Может ли ребенок во мне достичь зрелости за то время, что мне осталось жить? Как? Помогите, пожалуйста.



 

Ананд Йешвант, вопрос, который ты задал, заключает в себе многое. Это много вопросов в одном вопросе.

Во-первых, ты говоришь, что в шестьдесят лет ты являешься двухлетним ребенком в том, что касается санньясы. Это напоминает мне об одной древней традиции на Востоке. Раньше мы считали возраст человека с того дня, когда он был посвящен в санньясу, а не с того дня, когда он появился на свет.
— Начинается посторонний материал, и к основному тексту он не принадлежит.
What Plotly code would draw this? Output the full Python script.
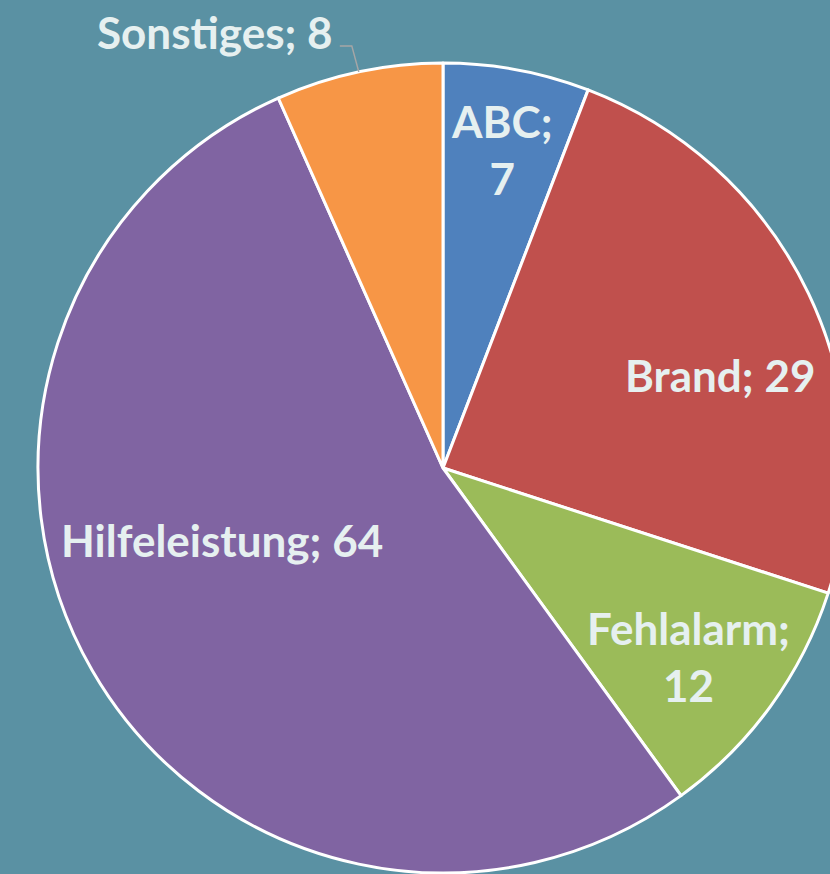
import math
import plotly.graph_objects as go

categories = ["ABC", "Brand", "Fehlalarm", "Hilfeleistung", "Sonstiges"]
values = [7, 29, 12, 64, 8]
label_breaks = [";<br>", "; ", ";<br>", "; ", "; "]
colors = ["#4F81BD", "#C0504D", "#9BBB59", "#8064A2", "#F79646"]

# label placement style (radial fraction of radius, angular nudge in degrees)
label_radius = [0.80, 0.72, 0.765, 0.575, 1.215]
label_nudge = [0.0, 7.0, 1.5, 12.0, -15.6]

texts = [f"{c}{b}{v}" for c, b, v in zip(categories, label_breaks, values)]

W, H = 886, 874
cx, cy, r = 443, 468, 405
FONT = dict(family="Lato", size=44, color="#E6F0F0", weight="bold")

fig = go.Figure(go.Pie(
    labels=categories,
    values=values,
    textinfo="none",
    sort=False,
    direction="clockwise",
    rotation=0,
    marker=dict(colors=colors, line=dict(color="white", width=3)),
    domain=dict(x=[(cx - r) / W, (cx + r) / W], y=[1 - (cy + r) / H, 1 - (cy - r) / H]),
    showlegend=False,
    hoverinfo="label+value",
))

total = sum(values)
cum = 0.0
for i, (t, v) in enumerate(zip(texts, values)):
    mid = (cum + v / 2) / total * 360.0
    cum += v
    ang = math.radians(mid + label_nudge[i])
    px = cx + label_radius[i] * r * math.sin(ang)
    py = cy - label_radius[i] * r * math.cos(ang)
    fig.add_annotation(
        x=px / W, y=1 - py / H, xref="paper", yref="paper",
        text=t, showarrow=False, font=FONT, align="center",
        xanchor="center", yanchor="middle",
    )
    if i == len(values) - 1:
        # leader line from slice edge to outside label
        ma = math.radians(mid)
        ex = cx + r * math.sin(ma)
        ey = cy - r * math.cos(ma)
        ky = py + 14
        path = (f"M {ex / W},{1 - ey / H} L {(ex - 7) / W},{1 - ky / H} "
                f"L {(ex - 19) / W},{1 - ky / H}")
        fig.add_shape(type="path", path=path, xref="paper", yref="paper",
                      line=dict(color="#A6A6A6", width=1.5))

fig.update_layout(
    width=W, height=H,
    margin=dict(l=0, r=0, t=0, b=0),
    paper_bgcolor="#5A91A3",
    plot_bgcolor="#5A91A3",
)

fig.write_html(
    "out.html",
    post_script="document.body.style.margin='0';document.body.style.overflow='hidden';"
                "document.documentElement.style.overflow='hidden';"
                "document.body.style.background='#5A91A3';",
)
Ибо рождение вовсе не обязательно превращается в жизнь; гораздо чаще оно превращается просто в растительное существование.

Есть капуста, и есть цветная капуста, но разница между ними невелика.

Знатоки говорят, что цветная капуста — это капуста с университетским дипломом.

Но большинство людей просто ведет растительное существование; они не живут, они не вступают в контакт с живительными водами жизни. Они дышат, они стареют, но они никогда не становятся зрелыми. Между их рождением и смертью проходит горизонтальная линия. Нет пиков восторга, нет залитых солнцем вершин экстаза. Нет глубин любви, покоя, безмолвия. Есть просто горизонтальная, плоская рутина от колыбели до могилы.

Ничего не случается. Они приходят и уходят.

Говорят, что большинство людей осознают, что они были живы, только тогда, когда умирают — ибо жизнь была такой плоской, такой бесцветной. Она не была танцем, она не была красотой, она не была благословением; в сердце не было благодарности: «Существование выбрало именно меня, а не кого-то другого. Без меня Существованию чего-то немного недоставало бы. Нет никого, кто может заменить меня; я занимаю уникальное положение, хотя я никогда его не просил, я не заслужил его. Это — истинный дар, идущий от избыточности Существования».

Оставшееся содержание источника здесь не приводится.